LBH Jakarta akan gugat Anies
Ayu juga sedang mempertimbangkan menggugat Gubernur DKI Jakarta Anies Baswedan terkait penerbitan IMB pulau reklamasi yang menjadi kontroversi tersebut. Namun wacana itu mesti dikaji lebih dalam lagi. Kajian perlu dilakukan terlebih dahulu karena pihaknya belum dapat salinan IMB yang dikeluarkan Badan Penanaman Modal Pelayanan Terpadu Satu Pintu (BPMPTSP). Dia bilang, LBH Jakarta hanya mendapatkan salinan nomor IMB yang diterbitkan, tanpa diberi detail soal bangunan yang ada di sana.
"Kita masih tahap riset dulu. Penerbitannya (IMB) saja terkesan tidak transparan dan terburu-buru," ujar Ayu.
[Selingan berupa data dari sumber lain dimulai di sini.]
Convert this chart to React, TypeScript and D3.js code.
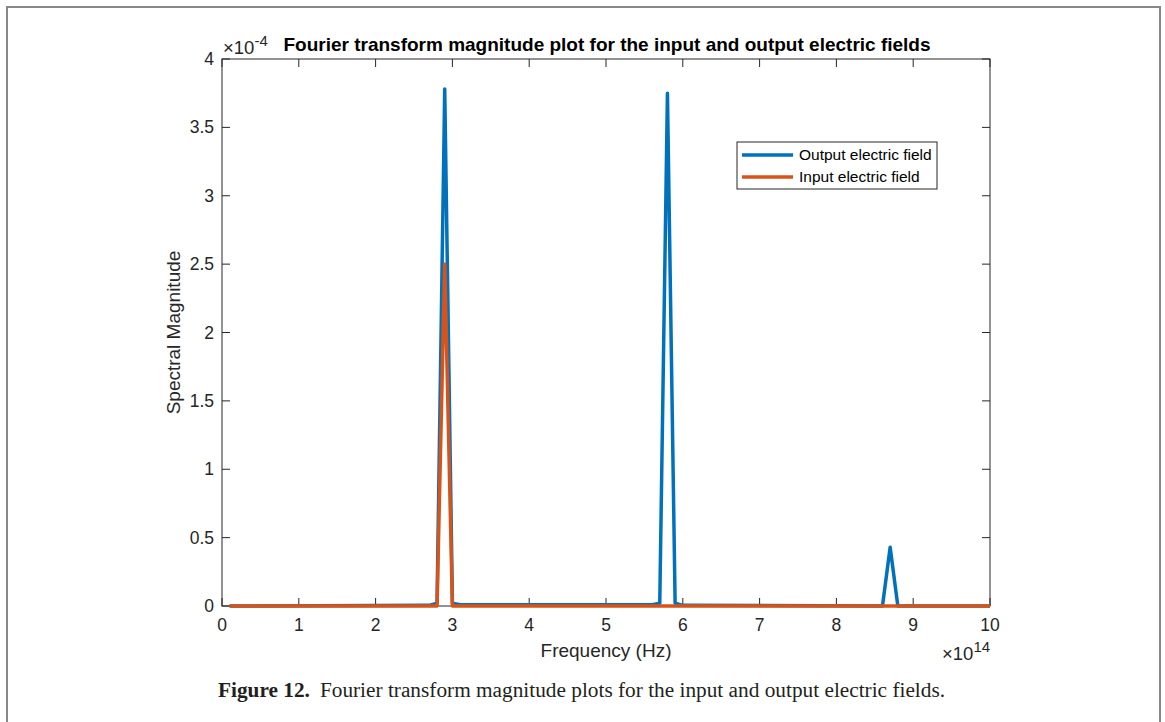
import React, { useEffect, useRef } from "react";
import * as d3 from "d3";

// frequency in units of 1e14 Hz, magnitude in units of 1e-4
const outputFreq = [0.1, 2.7, 2.8, 2.9, 3.0, 3.1, 5.6, 5.7, 5.8, 5.9, 6.0, 8.6, 8.7, 8.8, 10];
const outputMag = [0, 0.005, 0.02, 3.78, 0.02, 0.01, 0.01, 0.02, 3.75, 0.02, 0.005, 0, 0.43, 0, 0];
const inputFreq = [0.1, 2.8, 2.9, 3.0, 10];
const inputMag = [0, 0, 2.5, 0, 0];

const xTicks = [0, 1, 2, 3, 4, 5, 6, 7, 8, 9, 10];
const yTicks = [0, 0.5, 1, 1.5, 2, 2.5, 3, 3.5, 4];

const seriesNames = ["Output electric field", "Input electric field"];
const seriesColors = ["#0072BD", "#D95319"];

const W = 1165;
const H = 722;
const m = { left: 222, right: 990, top: 59, bottom: 606 };
const font = "'Liberation Sans', Arial, Helvetica, sans-serif";

const App = () => {
  const svgRef = useRef<SVGSVGElement | null>(null);

  useEffect(() => {
    const svg = d3.select(svgRef.current);
    svg.selectAll("*").remove();

    const x = d3.scaleLinear().domain([0, 10]).range([m.left, m.right]);
    const y = d3.scaleLinear().domain([0, 4]).range([m.bottom, m.top]);

    // outer frame of the figure
    svg
      .append("path")
      .attr("d", `M7,${H} L7,7 L1160,7 L1160,${H}`)
      .attr("fill", "none")
      .attr("stroke", "#888")
      .attr("stroke-width", 2);

    svg.append("rect").attr("x", m.left).attr("y", m.top)
      .attr("width", m.right - m.left).attr("height", m.bottom - m.top)
      .attr("fill", "#fff");

    // axes, MATLAB style: ticks inward on all four sides
    const tickLen = 8;
    const axisG = svg.append("g").attr("stroke", "#262626").attr("stroke-width", 1);
    xTicks.forEach(t => {
      axisG.append("line").attr("x1", x(t)).attr("x2", x(t)).attr("y1", m.bottom).attr("y2", m.bottom - tickLen);
      axisG.append("line").attr("x1", x(t)).attr("x2", x(t)).attr("y1", m.top).attr("y2", m.top + tickLen);
    });
    yTicks.forEach(t => {
      axisG.append("line").attr("x1", m.left).attr("x2", m.left + tickLen).attr("y1", y(t)).attr("y2", y(t));
      axisG.append("line").attr("x1", m.right).attr("x2", m.right - tickLen).attr("y1", y(t)).attr("y2", y(t));
    });
    axisG.append("rect").attr("x", m.left).attr("y", m.top)
      .attr("width", m.right - m.left).attr("height", m.bottom - m.top)
      .attr("fill", "none");

    // tick labels
    svg.append("g").selectAll("text").data(xTicks).enter().append("text")
      .attr("x", d => x(d)).attr("y", m.bottom + 25)
      .attr("text-anchor", "middle").attr("font-family", font).attr("font-size", 17.5)
      .attr("fill", "#262626").text(d => String(d));
    svg.append("g").selectAll("text").data(yTicks).enter().append("text")
      .attr("x", m.left - 8).attr("y", d => y(d) + 6)
      .attr("text-anchor", "end").attr("font-family", font).attr("font-size", 17.5)
      .attr("fill", "#262626").text(d => String(d));

    // exponent labels
    const yExp = svg.append("text").attr("x", m.left + 1).attr("y", 54)
      .attr("font-family", font).attr("font-size", 18.5).attr("fill", "#262626");
    yExp.append("tspan").text("\u00d710");
    yExp.append("tspan").attr("dy", -8).attr("font-size", 15).text("-4");

    const xExp = svg.append("text").attr("x", 942).attr("y", 660)
      .attr("font-family", font).attr("font-size", 18.5).attr("fill", "#262626");
    xExp.append("tspan").text("\u00d710");
    xExp.append("tspan").attr("dy", -8).attr("font-size", 15).text("14");

    // axis titles
    svg.append("text").attr("x", (m.left + m.right) / 2).attr("y", 657)
      .attr("text-anchor", "middle").attr("font-family", font).attr("font-size", 19)
      .attr("fill", "#262626").text("Frequency (Hz)");
    svg.append("text")
      .attr("transform", `translate(180,${(m.top + m.bottom) / 2}) rotate(-90)`)
      .attr("text-anchor", "middle").attr("font-family", font).attr("font-size", 19)
      .attr("fill", "#262626").text("Spectral Magnitude");

    svg.append("text").attr("x", (m.left + m.right) / 2 + 1).attr("y", 51)
      .attr("text-anchor", "middle").attr("font-family", font).attr("font-size", 19)
      .attr("font-weight", "bold").attr("fill", "#000")
      .text("Fourier transform magnitude plot for the input and output electric fields");

    // series
    const line = d3.line<[number, number]>().x(d => x(d[0])).y(d => y(d[1]));
    const series: [number, number][][] = [
      outputFreq.map((f, i) => [f, outputMag[i]]),
      inputFreq.map((f, i) => [f, inputMag[i]]),
    ];
    series.forEach((pts, i) => {
      svg.append("path").datum(pts).attr("d", line)
        .attr("fill", "none").attr("stroke", seriesColors[i])
        .attr("stroke-width", 3.5).attr("stroke-linejoin", "round");
    });

    // legend
    const lg = svg.append("g");
    lg.append("rect").attr("x", 737).attr("y", 142).attr("width", 200).attr("height", 47)
      .attr("fill", "#fff").attr("stroke", "#262626").attr("stroke-width", 1);
    seriesNames.forEach((name, i) => {
      const ly = 155 + i * 22;
      lg.append("line").attr("x1", 742).attr("x2", 793).attr("y1", ly).attr("y2", ly)
        .attr("stroke", seriesColors[i]).attr("stroke-width", 3.5);
      lg.append("text").attr("x", 799).attr("y", ly + 5)
        .attr("font-family", font).attr("font-size", 15.5).attr("fill", "#000").text(name);
    });

    // caption
    const cap = svg.append("text").attr("x", 218).attr("y", 697)
      .attr("font-family", "'Liberation Serif', 'Times New Roman', serif").attr("font-size", 21.3)
      .attr("fill", "#231f20");
    cap.append("tspan").attr("font-weight", "bold").text("Figure 12.");
    cap.append("tspan").attr("dx", 10)
      .text("Fourier transform magnitude plots for the input and output electric fields.");
  }, []);

  return (
    <svg
      ref={svgRef}
      width={W}
      height={H}
      style={{ position: "absolute", left: 0, top: 0, background: "#fff" }}
    />
  );
};

export default App;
Sekadar informasi, Gubernur DKI Jakarta Anies Baswedan menyebut pembangunan yang terjadi di lahan reklamasi dikarenakan adanya Pergub Nomor 206 Tahun 2016 mengenai Panduan Rancang Kota Pulau C, Pulau D, dan Pulau E Hasil Reklamasi Kawasan Strategis Pantai Utara Jakarta.
Pergub Nomor 206 Tahun 2016 ini disebut Anies dibuat oleh mantan Gubernur DKI periode sebelumnya, Basuki Tjahja Purnama alias Ahok. Atas pergub tersebut, maka pengembang punya dasar hukum yang kuat untuk melakukan pembangunan di pulau reklamasi.
Pulau C dan D --sudah diubah namanya oleh Gubernur DKI Anies Baswedan jadi Kawasan Pantai Kita dan Pantai Maju-- digarap PT Kapuk Naga Indah, anak usaha Agung Sedayu Group. Sedangkan Pulau G --namanya jadi Kawasan Pantai Bersama-- dibangun PT Muara Wisesa Samudra, anak usaha PT Agung Podomoro Land.